- **Exercise**
Everything from the line with "Convert this chart to Bokeh code." down to the line with "from bokeh.resources import INLINE" below must be printed exactly, those two lines included. Exclude pictures.

==== Data for this task ====

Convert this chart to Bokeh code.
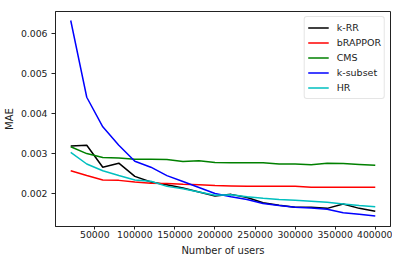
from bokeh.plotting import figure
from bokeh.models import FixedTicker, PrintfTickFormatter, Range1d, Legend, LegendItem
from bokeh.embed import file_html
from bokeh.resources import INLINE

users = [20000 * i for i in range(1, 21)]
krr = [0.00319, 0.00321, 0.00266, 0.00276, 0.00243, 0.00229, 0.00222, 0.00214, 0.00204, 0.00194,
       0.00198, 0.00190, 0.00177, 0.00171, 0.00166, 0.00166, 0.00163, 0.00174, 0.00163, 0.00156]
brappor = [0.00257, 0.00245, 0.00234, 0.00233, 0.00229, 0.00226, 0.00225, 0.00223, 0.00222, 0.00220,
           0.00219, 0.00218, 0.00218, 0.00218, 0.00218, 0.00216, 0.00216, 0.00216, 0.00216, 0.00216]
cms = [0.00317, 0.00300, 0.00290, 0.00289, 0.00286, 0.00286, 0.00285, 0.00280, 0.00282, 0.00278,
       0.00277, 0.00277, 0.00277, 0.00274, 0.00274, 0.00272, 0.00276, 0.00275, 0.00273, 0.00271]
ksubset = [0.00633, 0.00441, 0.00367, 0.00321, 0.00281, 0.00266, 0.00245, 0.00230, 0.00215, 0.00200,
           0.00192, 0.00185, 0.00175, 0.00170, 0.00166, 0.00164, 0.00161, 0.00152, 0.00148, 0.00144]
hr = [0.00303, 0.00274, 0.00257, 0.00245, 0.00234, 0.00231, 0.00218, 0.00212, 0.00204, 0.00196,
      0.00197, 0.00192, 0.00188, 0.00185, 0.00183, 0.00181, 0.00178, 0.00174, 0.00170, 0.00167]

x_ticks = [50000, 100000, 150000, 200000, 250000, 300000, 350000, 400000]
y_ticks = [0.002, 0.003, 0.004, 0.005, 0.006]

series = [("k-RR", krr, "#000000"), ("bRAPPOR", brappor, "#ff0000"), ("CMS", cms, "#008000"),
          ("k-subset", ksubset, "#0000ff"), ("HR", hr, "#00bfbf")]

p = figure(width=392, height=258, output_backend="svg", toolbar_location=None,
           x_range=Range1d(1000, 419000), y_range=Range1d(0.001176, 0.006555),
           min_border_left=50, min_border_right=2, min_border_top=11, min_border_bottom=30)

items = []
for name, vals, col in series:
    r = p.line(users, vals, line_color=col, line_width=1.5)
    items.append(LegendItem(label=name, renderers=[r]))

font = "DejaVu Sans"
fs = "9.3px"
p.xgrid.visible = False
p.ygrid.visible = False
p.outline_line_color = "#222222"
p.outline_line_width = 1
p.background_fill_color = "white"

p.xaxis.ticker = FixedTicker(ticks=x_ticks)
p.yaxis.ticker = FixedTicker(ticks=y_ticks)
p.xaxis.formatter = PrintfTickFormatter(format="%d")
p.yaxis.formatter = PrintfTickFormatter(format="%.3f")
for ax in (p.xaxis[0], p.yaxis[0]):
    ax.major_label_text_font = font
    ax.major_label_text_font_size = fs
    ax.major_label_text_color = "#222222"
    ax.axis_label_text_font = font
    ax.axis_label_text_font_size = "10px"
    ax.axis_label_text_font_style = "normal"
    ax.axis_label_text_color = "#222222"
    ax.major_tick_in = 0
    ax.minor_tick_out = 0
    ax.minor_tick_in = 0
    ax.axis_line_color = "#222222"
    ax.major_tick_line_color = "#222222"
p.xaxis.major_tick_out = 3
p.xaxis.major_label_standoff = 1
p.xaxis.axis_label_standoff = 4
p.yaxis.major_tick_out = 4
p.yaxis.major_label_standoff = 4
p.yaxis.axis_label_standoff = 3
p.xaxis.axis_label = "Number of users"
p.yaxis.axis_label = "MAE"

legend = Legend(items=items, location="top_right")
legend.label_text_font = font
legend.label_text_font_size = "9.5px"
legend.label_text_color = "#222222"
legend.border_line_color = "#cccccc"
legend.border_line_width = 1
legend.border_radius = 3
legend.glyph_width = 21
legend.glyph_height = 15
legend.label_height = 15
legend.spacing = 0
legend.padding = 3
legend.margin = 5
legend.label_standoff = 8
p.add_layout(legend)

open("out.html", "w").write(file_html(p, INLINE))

====
==== Data for this task ====

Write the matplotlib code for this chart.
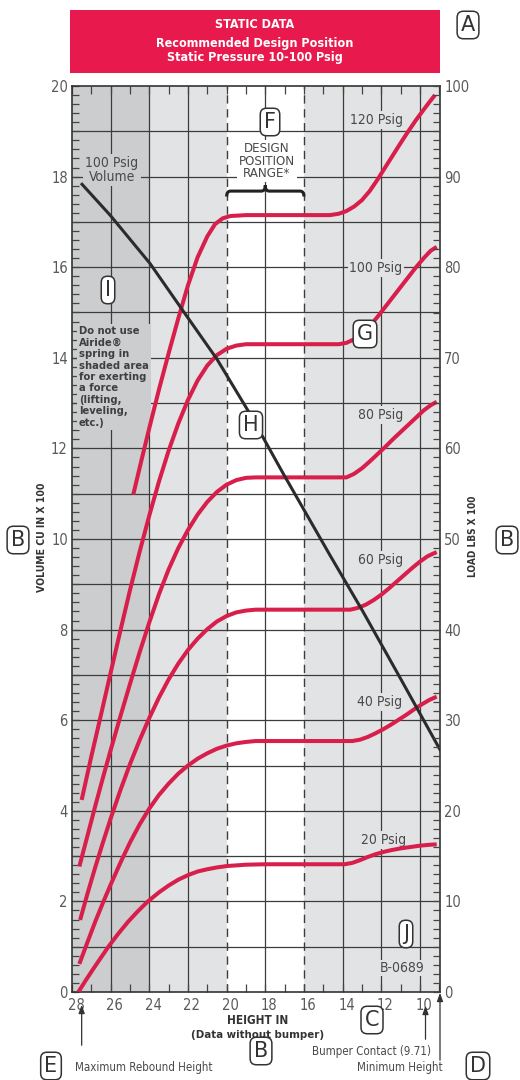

====
==== Data for this task ====

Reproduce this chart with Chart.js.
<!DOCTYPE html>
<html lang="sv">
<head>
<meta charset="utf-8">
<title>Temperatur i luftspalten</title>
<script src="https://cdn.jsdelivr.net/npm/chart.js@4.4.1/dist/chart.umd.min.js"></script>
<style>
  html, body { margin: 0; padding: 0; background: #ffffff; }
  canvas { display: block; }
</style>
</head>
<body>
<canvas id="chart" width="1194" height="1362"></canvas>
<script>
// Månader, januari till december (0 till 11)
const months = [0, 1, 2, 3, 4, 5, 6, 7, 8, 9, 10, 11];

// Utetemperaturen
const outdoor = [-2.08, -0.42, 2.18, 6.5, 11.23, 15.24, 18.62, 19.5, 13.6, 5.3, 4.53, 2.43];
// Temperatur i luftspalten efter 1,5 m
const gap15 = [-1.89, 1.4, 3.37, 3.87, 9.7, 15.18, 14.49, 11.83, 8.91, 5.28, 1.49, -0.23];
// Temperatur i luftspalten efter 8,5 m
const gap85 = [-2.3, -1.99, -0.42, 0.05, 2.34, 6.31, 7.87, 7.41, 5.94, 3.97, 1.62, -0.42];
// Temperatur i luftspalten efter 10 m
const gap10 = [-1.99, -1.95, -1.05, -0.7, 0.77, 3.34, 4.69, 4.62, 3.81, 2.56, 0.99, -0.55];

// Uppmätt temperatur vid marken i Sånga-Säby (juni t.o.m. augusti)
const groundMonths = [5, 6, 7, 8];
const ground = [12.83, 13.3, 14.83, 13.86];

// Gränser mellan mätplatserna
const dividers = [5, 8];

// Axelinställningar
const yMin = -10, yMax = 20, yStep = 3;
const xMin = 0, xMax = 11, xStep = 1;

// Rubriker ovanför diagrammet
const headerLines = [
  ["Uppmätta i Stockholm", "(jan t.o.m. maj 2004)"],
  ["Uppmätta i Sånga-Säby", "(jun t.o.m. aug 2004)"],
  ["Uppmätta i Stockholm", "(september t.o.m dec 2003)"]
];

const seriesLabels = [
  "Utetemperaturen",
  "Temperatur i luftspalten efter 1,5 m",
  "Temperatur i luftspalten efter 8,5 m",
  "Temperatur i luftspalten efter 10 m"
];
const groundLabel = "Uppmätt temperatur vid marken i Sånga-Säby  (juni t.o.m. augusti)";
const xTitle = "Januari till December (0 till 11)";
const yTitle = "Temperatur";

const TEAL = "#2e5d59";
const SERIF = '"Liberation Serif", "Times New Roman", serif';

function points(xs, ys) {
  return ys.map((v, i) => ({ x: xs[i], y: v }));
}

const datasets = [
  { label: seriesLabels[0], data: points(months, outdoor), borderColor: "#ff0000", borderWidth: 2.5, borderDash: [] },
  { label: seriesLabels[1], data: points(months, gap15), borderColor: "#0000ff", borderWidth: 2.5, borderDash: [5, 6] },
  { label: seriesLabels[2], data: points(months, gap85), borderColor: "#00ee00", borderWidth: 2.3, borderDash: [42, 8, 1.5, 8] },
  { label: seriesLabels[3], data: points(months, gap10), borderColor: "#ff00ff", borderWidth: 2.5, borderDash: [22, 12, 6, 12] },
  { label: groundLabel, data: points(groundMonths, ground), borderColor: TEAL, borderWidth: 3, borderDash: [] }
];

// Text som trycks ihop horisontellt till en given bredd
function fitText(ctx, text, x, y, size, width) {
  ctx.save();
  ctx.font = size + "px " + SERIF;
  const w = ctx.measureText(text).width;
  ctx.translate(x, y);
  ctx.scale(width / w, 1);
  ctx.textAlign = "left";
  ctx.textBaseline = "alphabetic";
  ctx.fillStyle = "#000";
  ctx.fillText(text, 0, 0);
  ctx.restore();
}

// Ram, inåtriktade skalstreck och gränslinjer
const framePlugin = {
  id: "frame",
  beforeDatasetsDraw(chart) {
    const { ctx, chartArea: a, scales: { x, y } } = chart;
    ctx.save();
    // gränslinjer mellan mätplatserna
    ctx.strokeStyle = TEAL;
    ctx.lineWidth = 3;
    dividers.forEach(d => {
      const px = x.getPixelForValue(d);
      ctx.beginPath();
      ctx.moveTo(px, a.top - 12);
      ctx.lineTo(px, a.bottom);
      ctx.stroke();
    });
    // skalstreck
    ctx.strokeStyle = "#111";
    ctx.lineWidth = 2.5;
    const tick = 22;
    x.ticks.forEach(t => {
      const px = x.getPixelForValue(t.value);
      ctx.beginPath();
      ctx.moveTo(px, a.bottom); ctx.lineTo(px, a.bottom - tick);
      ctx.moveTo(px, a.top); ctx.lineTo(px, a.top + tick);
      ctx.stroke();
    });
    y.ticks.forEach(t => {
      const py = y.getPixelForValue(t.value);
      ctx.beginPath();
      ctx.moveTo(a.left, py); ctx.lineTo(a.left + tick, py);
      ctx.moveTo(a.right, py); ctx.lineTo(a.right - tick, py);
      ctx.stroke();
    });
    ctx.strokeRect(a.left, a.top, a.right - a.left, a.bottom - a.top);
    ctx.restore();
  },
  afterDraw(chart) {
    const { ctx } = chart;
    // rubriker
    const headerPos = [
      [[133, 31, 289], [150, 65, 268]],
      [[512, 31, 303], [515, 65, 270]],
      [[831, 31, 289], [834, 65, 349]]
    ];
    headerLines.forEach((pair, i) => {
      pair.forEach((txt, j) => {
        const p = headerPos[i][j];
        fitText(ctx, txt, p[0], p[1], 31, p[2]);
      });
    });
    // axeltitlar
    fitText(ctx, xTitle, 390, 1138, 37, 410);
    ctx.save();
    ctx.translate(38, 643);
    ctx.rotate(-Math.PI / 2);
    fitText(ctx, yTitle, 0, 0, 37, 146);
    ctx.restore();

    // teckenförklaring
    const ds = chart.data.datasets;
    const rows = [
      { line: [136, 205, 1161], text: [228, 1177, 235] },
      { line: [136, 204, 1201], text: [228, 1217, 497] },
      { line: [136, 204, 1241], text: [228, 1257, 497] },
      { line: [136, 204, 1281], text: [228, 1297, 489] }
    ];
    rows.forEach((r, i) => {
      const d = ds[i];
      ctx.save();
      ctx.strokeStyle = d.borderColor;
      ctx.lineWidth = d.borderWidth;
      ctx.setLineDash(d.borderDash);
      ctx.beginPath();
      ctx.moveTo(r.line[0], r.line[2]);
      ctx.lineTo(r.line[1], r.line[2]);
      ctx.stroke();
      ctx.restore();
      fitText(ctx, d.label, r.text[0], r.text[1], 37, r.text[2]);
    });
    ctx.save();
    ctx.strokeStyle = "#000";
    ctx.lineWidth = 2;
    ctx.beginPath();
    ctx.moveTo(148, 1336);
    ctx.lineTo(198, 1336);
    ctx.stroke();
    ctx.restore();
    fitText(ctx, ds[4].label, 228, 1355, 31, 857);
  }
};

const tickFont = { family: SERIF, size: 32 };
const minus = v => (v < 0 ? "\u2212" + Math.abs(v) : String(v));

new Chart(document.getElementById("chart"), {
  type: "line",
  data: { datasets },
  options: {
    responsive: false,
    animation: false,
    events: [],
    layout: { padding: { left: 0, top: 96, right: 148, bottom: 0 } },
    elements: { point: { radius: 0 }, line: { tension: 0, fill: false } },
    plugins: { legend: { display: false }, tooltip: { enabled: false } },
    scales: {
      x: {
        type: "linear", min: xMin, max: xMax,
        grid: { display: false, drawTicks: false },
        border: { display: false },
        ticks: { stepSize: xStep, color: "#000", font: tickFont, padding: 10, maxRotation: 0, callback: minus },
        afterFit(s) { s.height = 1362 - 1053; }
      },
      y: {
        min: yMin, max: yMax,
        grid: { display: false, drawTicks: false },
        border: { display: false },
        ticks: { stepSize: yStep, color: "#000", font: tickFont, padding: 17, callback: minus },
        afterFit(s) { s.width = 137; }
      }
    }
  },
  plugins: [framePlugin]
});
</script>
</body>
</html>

====

- **Solution for this task**
Convert this chart to Bokeh code.
from bokeh.plotting import figure
from bokeh.models import FixedTicker, PrintfTickFormatter, Range1d, Legend, LegendItem
from bokeh.embed import file_html
from bokeh.resources import INLINE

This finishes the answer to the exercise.